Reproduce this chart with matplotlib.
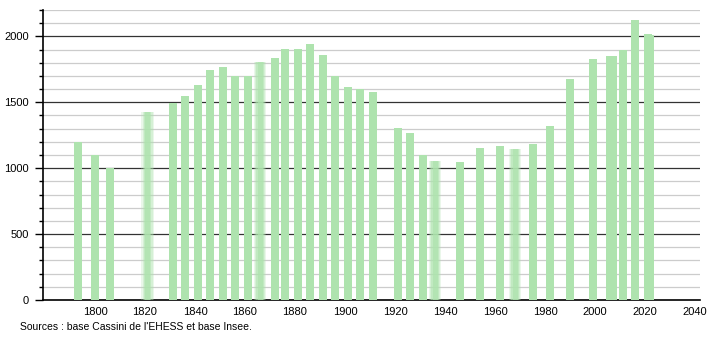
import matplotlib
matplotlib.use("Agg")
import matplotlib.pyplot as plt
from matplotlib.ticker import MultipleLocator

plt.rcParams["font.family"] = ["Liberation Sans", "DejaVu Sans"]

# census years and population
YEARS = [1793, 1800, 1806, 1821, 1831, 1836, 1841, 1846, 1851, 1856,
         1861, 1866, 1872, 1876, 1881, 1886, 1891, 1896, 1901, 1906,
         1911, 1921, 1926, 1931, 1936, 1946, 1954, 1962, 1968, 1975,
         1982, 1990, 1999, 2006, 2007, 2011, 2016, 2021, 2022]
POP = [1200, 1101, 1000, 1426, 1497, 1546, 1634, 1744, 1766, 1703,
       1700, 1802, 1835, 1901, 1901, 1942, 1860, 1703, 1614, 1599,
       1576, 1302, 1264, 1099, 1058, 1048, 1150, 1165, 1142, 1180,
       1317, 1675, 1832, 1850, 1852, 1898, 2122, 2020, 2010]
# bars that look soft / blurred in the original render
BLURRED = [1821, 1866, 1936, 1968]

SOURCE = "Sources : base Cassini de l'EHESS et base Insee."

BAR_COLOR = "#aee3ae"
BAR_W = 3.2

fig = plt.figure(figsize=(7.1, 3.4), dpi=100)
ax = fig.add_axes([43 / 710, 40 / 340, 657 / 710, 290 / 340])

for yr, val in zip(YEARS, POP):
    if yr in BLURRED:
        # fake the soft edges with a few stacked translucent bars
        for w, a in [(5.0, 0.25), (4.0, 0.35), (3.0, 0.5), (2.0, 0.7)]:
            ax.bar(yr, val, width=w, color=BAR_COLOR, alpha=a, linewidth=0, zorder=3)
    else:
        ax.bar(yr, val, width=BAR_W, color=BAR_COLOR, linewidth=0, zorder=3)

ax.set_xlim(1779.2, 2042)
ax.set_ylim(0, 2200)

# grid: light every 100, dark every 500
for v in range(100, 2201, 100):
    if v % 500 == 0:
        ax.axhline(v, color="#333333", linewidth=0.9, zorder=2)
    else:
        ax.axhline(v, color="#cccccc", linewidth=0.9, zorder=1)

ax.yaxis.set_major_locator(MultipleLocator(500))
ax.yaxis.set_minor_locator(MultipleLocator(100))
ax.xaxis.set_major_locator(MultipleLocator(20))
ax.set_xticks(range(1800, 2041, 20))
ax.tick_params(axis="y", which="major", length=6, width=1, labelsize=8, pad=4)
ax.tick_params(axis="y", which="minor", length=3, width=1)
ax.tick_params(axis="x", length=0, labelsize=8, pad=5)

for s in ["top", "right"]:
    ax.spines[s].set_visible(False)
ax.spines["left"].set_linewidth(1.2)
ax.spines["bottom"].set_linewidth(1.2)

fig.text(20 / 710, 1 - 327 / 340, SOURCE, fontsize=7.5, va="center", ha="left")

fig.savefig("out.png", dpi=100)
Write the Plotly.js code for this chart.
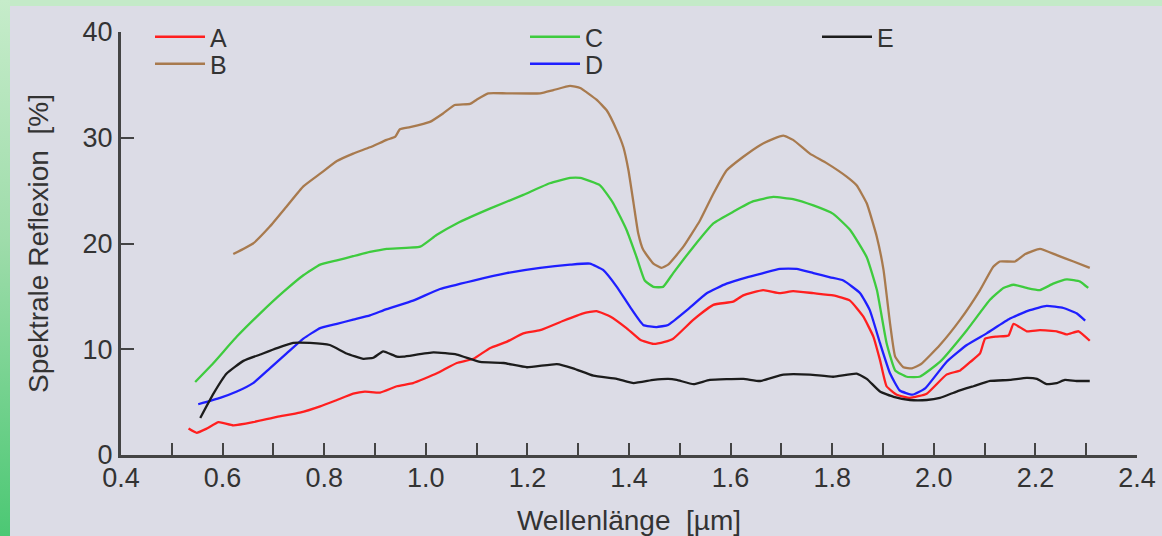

■ **WRITTEN EXERCISE**
Copy out all the entries exactly. Images stay out of the copy.

■ **TASK OUTPUT**
Reproduce this chart with matplotlib.
import matplotlib
matplotlib.use("Agg")
import matplotlib.pyplot as plt
from matplotlib.ticker import MultipleLocator

plt.rcParams["font.family"] = ["Liberation Sans", "DejaVu Sans"]

# census years and population
YEARS = [1793, 1800, 1806, 1821, 1831, 1836, 1841, 1846, 1851, 1856,
         1861, 1866, 1872, 1876, 1881, 1886, 1891, 1896, 1901, 1906,
         1911, 1921, 1926, 1931, 1936, 1946, 1954, 1962, 1968, 1975,
         1982, 1990, 1999, 2006, 2007, 2011, 2016, 2021, 2022]
POP = [1200, 1101, 1000, 1426, 1497, 1546, 1634, 1744, 1766, 1703,
       1700, 1802, 1835, 1901, 1901, 1942, 1860, 1703, 1614, 1599,
       1576, 1302, 1264, 1099, 1058, 1048, 1150, 1165, 1142, 1180,
       1317, 1675, 1832, 1850, 1852, 1898, 2122, 2020, 2010]
# bars that look soft / blurred in the original render
BLURRED = [1821, 1866, 1936, 1968]

SOURCE = "Sources : base Cassini de l'EHESS et base Insee."

BAR_COLOR = "#aee3ae"
BAR_W = 3.2

fig = plt.figure(figsize=(7.1, 3.4), dpi=100)
ax = fig.add_axes([43 / 710, 40 / 340, 657 / 710, 290 / 340])

for yr, val in zip(YEARS, POP):
    if yr in BLURRED:
        # fake the soft edges with a few stacked translucent bars
        for w, a in [(5.0, 0.25), (4.0, 0.35), (3.0, 0.5), (2.0, 0.7)]:
            ax.bar(yr, val, width=w, color=BAR_COLOR, alpha=a, linewidth=0, zorder=3)
    else:
        ax.bar(yr, val, width=BAR_W, color=BAR_COLOR, linewidth=0, zorder=3)

ax.set_xlim(1779.2, 2042)
ax.set_ylim(0, 2200)

# grid: light every 100, dark every 500
for v in range(100, 2201, 100):
    if v % 500 == 0:
        ax.axhline(v, color="#333333", linewidth=0.9, zorder=2)
    else:
        ax.axhline(v, color="#cccccc", linewidth=0.9, zorder=1)

ax.yaxis.set_major_locator(MultipleLocator(500))
ax.yaxis.set_minor_locator(MultipleLocator(100))
ax.xaxis.set_major_locator(MultipleLocator(20))
ax.set_xticks(range(1800, 2041, 20))
ax.tick_params(axis="y", which="major", length=6, width=1, labelsize=8, pad=4)
ax.tick_params(axis="y", which="minor", length=3, width=1)
ax.tick_params(axis="x", length=0, labelsize=8, pad=5)

for s in ["top", "right"]:
    ax.spines[s].set_visible(False)
ax.spines["left"].set_linewidth(1.2)
ax.spines["bottom"].set_linewidth(1.2)

fig.text(20 / 710, 1 - 327 / 340, SOURCE, fontsize=7.5, va="center", ha="left")

fig.savefig("out.png", dpi=100)
Write the Plotly.js code for this chart.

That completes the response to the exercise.